Task requirements -> Retype only the lines from the one containing "Give me the TikZ source for this diagram." through the one containing "(a1s) -- (a1e);", both included, word for word. Pictures stay out of the copy.

Provided material ->

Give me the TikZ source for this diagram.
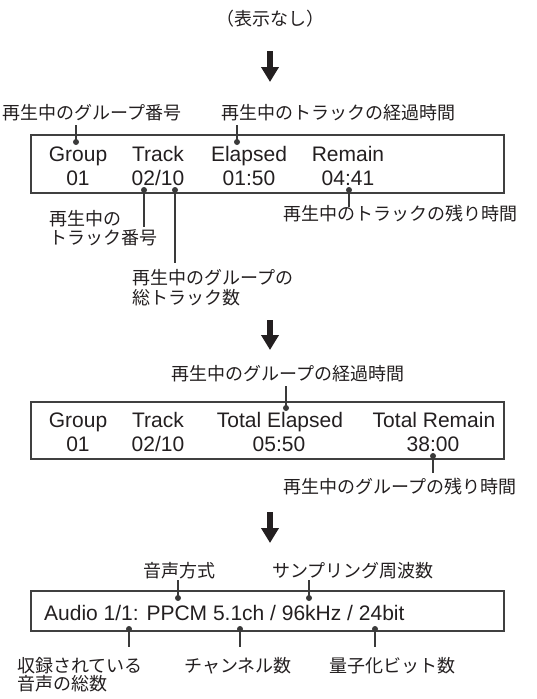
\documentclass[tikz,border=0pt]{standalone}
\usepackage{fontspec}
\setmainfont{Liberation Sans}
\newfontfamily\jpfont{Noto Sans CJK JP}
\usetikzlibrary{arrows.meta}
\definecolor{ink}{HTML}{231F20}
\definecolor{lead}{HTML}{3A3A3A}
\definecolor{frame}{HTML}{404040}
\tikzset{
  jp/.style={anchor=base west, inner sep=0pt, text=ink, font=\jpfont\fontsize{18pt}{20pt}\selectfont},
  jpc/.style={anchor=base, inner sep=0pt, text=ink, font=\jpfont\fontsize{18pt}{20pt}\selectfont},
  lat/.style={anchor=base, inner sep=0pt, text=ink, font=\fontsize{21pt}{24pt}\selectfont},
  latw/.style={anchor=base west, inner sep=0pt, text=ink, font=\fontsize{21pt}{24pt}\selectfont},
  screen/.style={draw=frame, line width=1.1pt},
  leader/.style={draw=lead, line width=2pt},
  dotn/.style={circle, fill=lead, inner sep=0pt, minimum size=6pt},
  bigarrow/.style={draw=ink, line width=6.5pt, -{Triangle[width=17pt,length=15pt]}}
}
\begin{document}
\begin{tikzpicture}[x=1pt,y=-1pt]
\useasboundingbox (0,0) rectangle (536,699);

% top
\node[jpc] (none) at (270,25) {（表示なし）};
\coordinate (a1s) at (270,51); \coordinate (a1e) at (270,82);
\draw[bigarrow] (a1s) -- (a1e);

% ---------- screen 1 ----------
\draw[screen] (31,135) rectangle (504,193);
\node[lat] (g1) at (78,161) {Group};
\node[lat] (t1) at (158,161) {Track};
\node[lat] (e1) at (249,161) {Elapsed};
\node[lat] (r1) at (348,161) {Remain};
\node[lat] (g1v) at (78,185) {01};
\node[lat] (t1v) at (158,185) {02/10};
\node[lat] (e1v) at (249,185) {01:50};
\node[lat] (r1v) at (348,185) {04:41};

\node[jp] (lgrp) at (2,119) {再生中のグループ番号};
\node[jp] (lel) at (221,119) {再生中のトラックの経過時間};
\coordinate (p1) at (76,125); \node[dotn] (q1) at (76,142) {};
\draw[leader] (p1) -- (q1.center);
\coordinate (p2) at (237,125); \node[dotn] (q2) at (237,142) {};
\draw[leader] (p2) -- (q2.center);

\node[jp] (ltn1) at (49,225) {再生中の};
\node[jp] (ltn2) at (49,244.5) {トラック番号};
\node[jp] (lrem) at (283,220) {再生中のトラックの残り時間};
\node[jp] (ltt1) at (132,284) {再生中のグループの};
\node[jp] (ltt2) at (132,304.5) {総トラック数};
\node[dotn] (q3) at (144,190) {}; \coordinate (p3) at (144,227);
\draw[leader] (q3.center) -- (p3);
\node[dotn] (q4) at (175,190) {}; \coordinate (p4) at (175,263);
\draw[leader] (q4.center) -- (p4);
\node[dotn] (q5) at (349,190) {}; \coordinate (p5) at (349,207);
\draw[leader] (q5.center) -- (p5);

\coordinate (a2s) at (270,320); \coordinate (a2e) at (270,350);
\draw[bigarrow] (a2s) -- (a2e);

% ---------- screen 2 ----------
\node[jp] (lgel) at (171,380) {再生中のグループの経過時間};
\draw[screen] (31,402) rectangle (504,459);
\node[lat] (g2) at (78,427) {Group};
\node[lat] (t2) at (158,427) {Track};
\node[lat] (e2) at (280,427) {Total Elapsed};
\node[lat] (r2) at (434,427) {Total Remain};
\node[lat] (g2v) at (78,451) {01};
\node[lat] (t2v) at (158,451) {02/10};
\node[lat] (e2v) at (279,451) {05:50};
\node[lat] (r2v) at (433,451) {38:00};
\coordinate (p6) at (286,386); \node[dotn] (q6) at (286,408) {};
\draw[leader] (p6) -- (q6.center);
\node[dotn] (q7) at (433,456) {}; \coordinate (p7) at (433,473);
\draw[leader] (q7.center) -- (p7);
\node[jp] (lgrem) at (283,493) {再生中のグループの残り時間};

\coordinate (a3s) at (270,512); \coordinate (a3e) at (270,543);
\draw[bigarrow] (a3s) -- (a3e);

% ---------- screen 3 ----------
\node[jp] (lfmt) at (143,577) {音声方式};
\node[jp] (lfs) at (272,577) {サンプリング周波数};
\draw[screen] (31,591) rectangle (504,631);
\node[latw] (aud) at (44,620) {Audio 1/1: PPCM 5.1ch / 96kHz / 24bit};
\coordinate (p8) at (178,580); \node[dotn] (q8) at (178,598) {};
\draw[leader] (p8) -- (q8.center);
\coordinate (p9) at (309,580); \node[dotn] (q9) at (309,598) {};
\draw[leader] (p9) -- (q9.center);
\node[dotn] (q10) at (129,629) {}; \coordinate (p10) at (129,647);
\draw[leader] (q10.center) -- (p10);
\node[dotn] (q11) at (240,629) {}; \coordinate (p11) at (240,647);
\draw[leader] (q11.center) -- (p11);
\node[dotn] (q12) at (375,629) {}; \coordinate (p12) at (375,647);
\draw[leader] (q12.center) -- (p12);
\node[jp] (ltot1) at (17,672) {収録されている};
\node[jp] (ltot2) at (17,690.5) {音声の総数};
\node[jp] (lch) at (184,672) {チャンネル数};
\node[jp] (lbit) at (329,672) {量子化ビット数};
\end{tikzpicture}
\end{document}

==

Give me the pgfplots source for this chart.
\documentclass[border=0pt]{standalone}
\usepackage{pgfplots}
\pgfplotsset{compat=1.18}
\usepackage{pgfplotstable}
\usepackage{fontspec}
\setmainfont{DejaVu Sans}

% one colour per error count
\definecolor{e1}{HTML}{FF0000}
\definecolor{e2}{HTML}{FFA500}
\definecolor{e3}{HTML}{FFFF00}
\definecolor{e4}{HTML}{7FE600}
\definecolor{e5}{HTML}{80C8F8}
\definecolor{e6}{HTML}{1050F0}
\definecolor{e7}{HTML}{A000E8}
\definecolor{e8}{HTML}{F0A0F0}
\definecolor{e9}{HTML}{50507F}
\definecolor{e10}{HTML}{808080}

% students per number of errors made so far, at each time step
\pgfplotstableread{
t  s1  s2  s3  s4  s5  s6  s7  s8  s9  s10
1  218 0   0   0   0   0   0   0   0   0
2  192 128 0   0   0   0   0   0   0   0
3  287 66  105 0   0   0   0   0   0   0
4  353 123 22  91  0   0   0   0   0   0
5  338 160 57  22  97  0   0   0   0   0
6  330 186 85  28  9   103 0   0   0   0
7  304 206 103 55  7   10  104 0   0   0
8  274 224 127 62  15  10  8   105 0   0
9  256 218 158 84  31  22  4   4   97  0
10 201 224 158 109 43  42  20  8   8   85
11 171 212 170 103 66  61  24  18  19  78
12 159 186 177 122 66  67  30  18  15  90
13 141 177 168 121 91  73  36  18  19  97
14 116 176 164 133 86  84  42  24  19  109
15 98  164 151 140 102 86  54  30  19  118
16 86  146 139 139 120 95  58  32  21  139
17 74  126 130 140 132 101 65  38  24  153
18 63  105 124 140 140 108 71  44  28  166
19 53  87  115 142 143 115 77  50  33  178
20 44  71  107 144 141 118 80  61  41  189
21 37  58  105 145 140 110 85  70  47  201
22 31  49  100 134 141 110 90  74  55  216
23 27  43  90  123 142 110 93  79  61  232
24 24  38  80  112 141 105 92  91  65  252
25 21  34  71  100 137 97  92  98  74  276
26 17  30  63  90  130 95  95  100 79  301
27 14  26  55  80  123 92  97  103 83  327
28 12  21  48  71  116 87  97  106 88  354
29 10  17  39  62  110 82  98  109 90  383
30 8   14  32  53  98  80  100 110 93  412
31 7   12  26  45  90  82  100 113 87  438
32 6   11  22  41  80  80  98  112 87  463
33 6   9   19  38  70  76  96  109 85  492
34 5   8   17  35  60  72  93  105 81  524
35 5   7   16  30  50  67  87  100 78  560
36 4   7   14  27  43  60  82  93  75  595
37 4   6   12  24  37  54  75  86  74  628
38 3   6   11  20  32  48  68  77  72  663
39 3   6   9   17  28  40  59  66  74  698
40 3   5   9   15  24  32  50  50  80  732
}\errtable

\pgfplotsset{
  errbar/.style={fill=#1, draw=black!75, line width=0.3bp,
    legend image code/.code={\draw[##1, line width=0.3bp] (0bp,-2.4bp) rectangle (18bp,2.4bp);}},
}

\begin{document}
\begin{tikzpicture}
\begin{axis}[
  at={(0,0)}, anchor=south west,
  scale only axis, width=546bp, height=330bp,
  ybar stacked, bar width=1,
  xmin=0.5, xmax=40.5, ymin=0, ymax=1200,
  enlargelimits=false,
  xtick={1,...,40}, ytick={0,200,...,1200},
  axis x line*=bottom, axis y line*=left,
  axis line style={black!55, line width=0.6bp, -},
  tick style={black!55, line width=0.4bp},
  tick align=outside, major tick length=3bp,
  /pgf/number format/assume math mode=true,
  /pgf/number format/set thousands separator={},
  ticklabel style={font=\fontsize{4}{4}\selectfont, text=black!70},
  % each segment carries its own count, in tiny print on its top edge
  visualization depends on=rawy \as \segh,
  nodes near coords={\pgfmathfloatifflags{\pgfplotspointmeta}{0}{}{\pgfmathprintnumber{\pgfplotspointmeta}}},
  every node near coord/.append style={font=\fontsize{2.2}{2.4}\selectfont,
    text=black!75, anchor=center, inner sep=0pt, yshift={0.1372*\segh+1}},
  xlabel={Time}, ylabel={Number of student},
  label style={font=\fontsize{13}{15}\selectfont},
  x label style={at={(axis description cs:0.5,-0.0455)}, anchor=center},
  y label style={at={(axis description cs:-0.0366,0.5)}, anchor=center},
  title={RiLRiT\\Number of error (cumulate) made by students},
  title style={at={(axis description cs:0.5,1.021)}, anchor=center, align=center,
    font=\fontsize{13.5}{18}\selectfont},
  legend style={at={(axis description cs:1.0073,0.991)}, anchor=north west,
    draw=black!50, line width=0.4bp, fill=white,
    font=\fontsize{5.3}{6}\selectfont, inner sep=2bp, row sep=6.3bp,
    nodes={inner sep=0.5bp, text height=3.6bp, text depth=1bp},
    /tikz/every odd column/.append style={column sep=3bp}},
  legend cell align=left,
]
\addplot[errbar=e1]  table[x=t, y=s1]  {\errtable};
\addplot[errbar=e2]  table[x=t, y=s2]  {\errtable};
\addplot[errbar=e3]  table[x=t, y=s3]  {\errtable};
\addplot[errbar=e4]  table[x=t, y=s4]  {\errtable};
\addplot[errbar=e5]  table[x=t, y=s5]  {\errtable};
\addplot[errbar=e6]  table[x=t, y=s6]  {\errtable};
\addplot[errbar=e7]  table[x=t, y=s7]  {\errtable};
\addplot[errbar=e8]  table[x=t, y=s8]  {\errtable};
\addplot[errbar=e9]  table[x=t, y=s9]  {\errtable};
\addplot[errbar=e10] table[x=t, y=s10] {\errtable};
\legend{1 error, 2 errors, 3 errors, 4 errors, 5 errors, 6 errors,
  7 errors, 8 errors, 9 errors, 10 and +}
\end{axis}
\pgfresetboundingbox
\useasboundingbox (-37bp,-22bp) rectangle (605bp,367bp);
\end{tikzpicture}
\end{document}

Expected answer ->
Give me the TikZ source for this diagram.
\documentclass[tikz,border=0pt]{standalone}
\usepackage{fontspec}
\setmainfont{Liberation Sans}
\newfontfamily\jpfont{Noto Sans CJK JP}
\usetikzlibrary{arrows.meta}
\definecolor{ink}{HTML}{231F20}
\definecolor{lead}{HTML}{3A3A3A}
\definecolor{frame}{HTML}{404040}
\tikzset{
  jp/.style={anchor=base west, inner sep=0pt, text=ink, font=\jpfont\fontsize{18pt}{20pt}\selectfont},
  jpc/.style={anchor=base, inner sep=0pt, text=ink, font=\jpfont\fontsize{18pt}{20pt}\selectfont},
  lat/.style={anchor=base, inner sep=0pt, text=ink, font=\fontsize{21pt}{24pt}\selectfont},
  latw/.style={anchor=base west, inner sep=0pt, text=ink, font=\fontsize{21pt}{24pt}\selectfont},
  screen/.style={draw=frame, line width=1.1pt},
  leader/.style={draw=lead, line width=2pt},
  dotn/.style={circle, fill=lead, inner sep=0pt, minimum size=6pt},
  bigarrow/.style={draw=ink, line width=6.5pt, -{Triangle[width=17pt,length=15pt]}}
}
\begin{document}
\begin{tikzpicture}[x=1pt,y=-1pt]
\useasboundingbox (0,0) rectangle (536,699);

% top
\node[jpc] (none) at (270,25) {（表示なし）};
\coordinate (a1s) at (270,51); \coordinate (a1e) at (270,82);
\draw[bigarrow] (a1s) -- (a1e);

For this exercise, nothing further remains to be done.